# Directions for this task:
Output all records precisely as written.

# Exercise inputs:

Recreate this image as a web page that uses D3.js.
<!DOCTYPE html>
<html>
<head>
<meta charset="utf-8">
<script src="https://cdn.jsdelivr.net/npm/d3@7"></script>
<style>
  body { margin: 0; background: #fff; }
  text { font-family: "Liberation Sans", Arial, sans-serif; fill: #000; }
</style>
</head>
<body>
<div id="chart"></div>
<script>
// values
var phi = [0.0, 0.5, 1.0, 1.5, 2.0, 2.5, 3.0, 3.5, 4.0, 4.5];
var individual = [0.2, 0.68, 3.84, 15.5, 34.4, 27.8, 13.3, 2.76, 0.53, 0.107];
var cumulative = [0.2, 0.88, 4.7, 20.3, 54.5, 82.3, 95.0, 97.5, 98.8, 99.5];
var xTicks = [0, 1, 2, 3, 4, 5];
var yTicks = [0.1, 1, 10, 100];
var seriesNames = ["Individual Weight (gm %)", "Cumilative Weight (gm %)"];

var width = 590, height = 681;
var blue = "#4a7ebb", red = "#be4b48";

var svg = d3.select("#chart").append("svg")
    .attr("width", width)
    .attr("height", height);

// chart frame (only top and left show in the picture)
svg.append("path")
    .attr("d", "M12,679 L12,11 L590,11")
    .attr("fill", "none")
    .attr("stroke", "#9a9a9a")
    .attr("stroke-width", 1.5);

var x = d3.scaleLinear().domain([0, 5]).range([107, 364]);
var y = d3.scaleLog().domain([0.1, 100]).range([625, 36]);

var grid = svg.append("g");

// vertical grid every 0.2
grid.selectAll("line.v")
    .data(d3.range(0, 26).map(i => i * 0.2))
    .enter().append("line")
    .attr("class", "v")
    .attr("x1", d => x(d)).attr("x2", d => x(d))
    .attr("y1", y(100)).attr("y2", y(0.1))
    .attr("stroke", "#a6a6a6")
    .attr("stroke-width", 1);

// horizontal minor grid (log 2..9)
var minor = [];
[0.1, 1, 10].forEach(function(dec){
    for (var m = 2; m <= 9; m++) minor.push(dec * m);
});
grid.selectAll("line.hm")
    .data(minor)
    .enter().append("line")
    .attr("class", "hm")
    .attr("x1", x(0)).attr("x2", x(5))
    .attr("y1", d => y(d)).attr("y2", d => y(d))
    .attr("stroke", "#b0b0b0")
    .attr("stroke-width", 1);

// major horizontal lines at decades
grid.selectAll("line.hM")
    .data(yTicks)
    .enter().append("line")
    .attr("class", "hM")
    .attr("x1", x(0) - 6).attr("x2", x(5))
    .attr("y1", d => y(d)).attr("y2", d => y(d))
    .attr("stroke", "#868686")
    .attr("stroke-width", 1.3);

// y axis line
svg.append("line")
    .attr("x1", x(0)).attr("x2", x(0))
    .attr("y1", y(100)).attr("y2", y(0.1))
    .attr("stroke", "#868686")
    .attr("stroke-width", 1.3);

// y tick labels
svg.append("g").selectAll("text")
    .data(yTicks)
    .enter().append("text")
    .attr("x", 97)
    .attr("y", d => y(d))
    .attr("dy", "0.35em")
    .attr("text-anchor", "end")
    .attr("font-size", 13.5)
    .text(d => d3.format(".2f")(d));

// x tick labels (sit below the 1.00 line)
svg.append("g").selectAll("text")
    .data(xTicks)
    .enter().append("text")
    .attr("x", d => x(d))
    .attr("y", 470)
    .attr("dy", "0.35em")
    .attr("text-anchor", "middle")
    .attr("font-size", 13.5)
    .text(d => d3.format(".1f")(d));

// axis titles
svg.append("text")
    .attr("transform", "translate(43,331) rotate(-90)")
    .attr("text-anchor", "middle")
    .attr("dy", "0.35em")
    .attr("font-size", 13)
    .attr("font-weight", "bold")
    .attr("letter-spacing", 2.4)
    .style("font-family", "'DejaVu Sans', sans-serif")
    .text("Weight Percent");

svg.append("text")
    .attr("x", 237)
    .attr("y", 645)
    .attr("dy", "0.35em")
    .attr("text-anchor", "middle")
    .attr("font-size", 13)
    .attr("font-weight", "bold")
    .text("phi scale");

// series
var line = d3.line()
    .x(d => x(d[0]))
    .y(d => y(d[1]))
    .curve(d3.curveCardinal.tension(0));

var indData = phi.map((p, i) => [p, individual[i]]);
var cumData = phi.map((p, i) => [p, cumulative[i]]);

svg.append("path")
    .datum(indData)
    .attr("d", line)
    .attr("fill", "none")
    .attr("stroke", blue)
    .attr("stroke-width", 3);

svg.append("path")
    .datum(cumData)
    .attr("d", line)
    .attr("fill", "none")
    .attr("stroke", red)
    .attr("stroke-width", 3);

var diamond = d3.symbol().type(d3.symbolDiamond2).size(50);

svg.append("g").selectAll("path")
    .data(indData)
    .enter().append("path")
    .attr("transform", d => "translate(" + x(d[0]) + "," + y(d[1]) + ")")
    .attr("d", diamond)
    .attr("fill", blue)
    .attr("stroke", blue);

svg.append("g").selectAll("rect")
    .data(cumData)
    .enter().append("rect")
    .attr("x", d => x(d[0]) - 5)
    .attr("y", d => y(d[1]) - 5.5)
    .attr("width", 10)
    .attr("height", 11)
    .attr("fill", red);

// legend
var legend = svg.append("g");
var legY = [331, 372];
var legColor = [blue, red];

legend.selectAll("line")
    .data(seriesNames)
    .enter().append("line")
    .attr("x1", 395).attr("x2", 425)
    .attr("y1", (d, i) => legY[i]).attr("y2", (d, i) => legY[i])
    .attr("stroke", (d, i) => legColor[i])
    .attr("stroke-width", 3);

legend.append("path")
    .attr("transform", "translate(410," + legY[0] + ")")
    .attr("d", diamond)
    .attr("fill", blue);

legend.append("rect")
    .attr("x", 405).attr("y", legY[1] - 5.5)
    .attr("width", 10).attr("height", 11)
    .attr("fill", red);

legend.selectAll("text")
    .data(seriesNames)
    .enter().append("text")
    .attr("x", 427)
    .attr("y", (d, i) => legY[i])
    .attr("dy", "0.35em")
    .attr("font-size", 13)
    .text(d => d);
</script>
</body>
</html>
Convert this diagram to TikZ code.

# Task answer:
Recreate this image as a web page that uses D3.js.
<!DOCTYPE html>
<html>
<head>
<meta charset="utf-8">
<script src="https://cdn.jsdelivr.net/npm/d3@7"></script>
<style>
  body { margin: 0; background: #fff; }
  text { font-family: "Liberation Sans", Arial, sans-serif; fill: #000; }
</style>
</head>
<body>
<div id="chart"></div>
<script>
// values
var phi = [0.0, 0.5, 1.0, 1.5, 2.0, 2.5, 3.0, 3.5, 4.0, 4.5];
var individual = [0.2, 0.68, 3.84, 15.5, 34.4, 27.8, 13.3, 2.76, 0.53, 0.107];
var cumulative = [0.2, 0.88, 4.7, 20.3, 54.5, 82.3, 95.0, 97.5, 98.8, 99.5];
var xTicks = [0, 1, 2, 3, 4, 5];
var yTicks = [0.1, 1, 10, 100];
var seriesNames = ["Individual Weight (gm %)", "Cumilative Weight (gm %)"];

var width = 590, height = 681;
var blue = "#4a7ebb", red = "#be4b48";

var svg = d3.select("#chart").append("svg")
    .attr("width", width)
    .attr("height", height);

// chart frame (only top and left show in the picture)
svg.append("path")
    .attr("d", "M12,679 L12,11 L590,11")
    .attr("fill", "none")
    .attr("stroke", "#9a9a9a")
    .attr("stroke-width", 1.5);

var x = d3.scaleLinear().domain([0, 5]).range([107, 364]);
var y = d3.scaleLog().domain([0.1, 100]).range([625, 36]);

var grid = svg.append("g");

// vertical grid every 0.2
grid.selectAll("line.v")
    .data(d3.range(0, 26).map(i => i * 0.2))
    .enter().append("line")
    .attr("class", "v")
    .attr("x1", d => x(d)).attr("x2", d => x(d))
    .attr("y1", y(100)).attr("y2", y(0.1))
    .attr("stroke", "#a6a6a6")
    .attr("stroke-width", 1);

// horizontal minor grid (log 2..9)
var minor = [];
[0.1, 1, 10].forEach(function(dec){
    for (var m = 2; m <= 9; m++) minor.push(dec * m);
});
grid.selectAll("line.hm")
    .data(minor)
    .enter().append("line")
    .attr("class", "hm")
    .attr("x1", x(0)).attr("x2", x(5))
    .attr("y1", d => y(d)).attr("y2", d => y(d))
    .attr("stroke", "#b0b0b0")
    .attr("stroke-width", 1);

// major horizontal lines at decades
grid.selectAll("line.hM")
    .data(yTicks)
    .enter().append("line")
    .attr("class", "hM")
    .attr("x1", x(0) - 6).attr("x2", x(5))
    .attr("y1", d => y(d)).attr("y2", d => y(d))
    .attr("stroke", "#868686")
    .attr("stroke-width", 1.3);

// y axis line
svg.append("line")
    .attr("x1", x(0)).attr("x2", x(0))
    .attr("y1", y(100)).attr("y2", y(0.1))
    .attr("stroke", "#868686")
    .attr("stroke-width", 1.3);

// y tick labels
svg.append("g").selectAll("text")
    .data(yTicks)
    .enter().append("text")
    .attr("x", 97)
    .attr("y", d => y(d))
    .attr("dy", "0.35em")
    .attr("text-anchor", "end")
    .attr("font-size", 13.5)
    .text(d => d3.format(".2f")(d));

// x tick labels (sit below the 1.00 line)
svg.append("g").selectAll("text")
    .data(xTicks)
    .enter().append("text")
    .attr("x", d => x(d))
    .attr("y", 470)
    .attr("dy", "0.35em")
    .attr("text-anchor", "middle")
    .attr("font-size", 13.5)
    .text(d => d3.format(".1f")(d));

// axis titles
svg.append("text")
    .attr("transform", "translate(43,331) rotate(-90)")
    .attr("text-anchor", "middle")
    .attr("dy", "0.35em")
    .attr("font-size", 13)
    .attr("font-weight", "bold")
    .attr("letter-spacing", 2.4)
    .style("font-family", "'DejaVu Sans', sans-serif")
    .text("Weight Percent");

svg.append("text")
    .attr("x", 237)
    .attr("y", 645)
    .attr("dy", "0.35em")
    .attr("text-anchor", "middle")
    .attr("font-size", 13)
    .attr("font-weight", "bold")
    .text("phi scale");

// series
var line = d3.line()
    .x(d => x(d[0]))
    .y(d => y(d[1]))
    .curve(d3.curveCardinal.tension(0));

var indData = phi.map((p, i) => [p, individual[i]]);
var cumData = phi.map((p, i) => [p, cumulative[i]]);

svg.append("path")
    .datum(indData)
    .attr("d", line)
    .attr("fill", "none")
    .attr("stroke", blue)
    .attr("stroke-width", 3);

svg.append("path")
    .datum(cumData)
    .attr("d", line)
    .attr("fill", "none")
    .attr("stroke", red)
    .attr("stroke-width", 3);

var diamond = d3.symbol().type(d3.symbolDiamond2).size(50);

svg.append("g").selectAll("path")
    .data(indData)
    .enter().append("path")
    .attr("transform", d => "translate(" + x(d[0]) + "," + y(d[1]) + ")")
    .attr("d", diamond)
    .attr("fill", blue)
    .attr("stroke", blue);

svg.append("g").selectAll("rect")
    .data(cumData)
    .enter().append("rect")
    .attr("x", d => x(d[0]) - 5)
    .attr("y", d => y(d[1]) - 5.5)
    .attr("width", 10)
    .attr("height", 11)
    .attr("fill", red);

// legend
var legend = svg.append("g");
var legY = [331, 372];
var legColor = [blue, red];

legend.selectAll("line")
    .data(seriesNames)
    .enter().append("line")
    .attr("x1", 395).attr("x2", 425)
    .attr("y1", (d, i) => legY[i]).attr("y2", (d, i) => legY[i])
    .attr("stroke", (d, i) => legColor[i])
    .attr("stroke-width", 3);

legend.append("path")
    .attr("transform", "translate(410," + legY[0] + ")")
    .attr("d", diamond)
    .attr("fill", blue);

legend.append("rect")
    .attr("x", 405).attr("y", legY[1] - 5.5)
    .attr("width", 10).attr("height", 11)
    .attr("fill", red);

legend.selectAll("text")
    .data(seriesNames)
    .enter().append("text")
    .attr("x", 427)
    .attr("y", (d, i) => legY[i])
    .attr("dy", "0.35em")
    .attr("font-size", 13)
    .text(d => d);
</script>
</body>
</html>
Convert this diagram to TikZ code.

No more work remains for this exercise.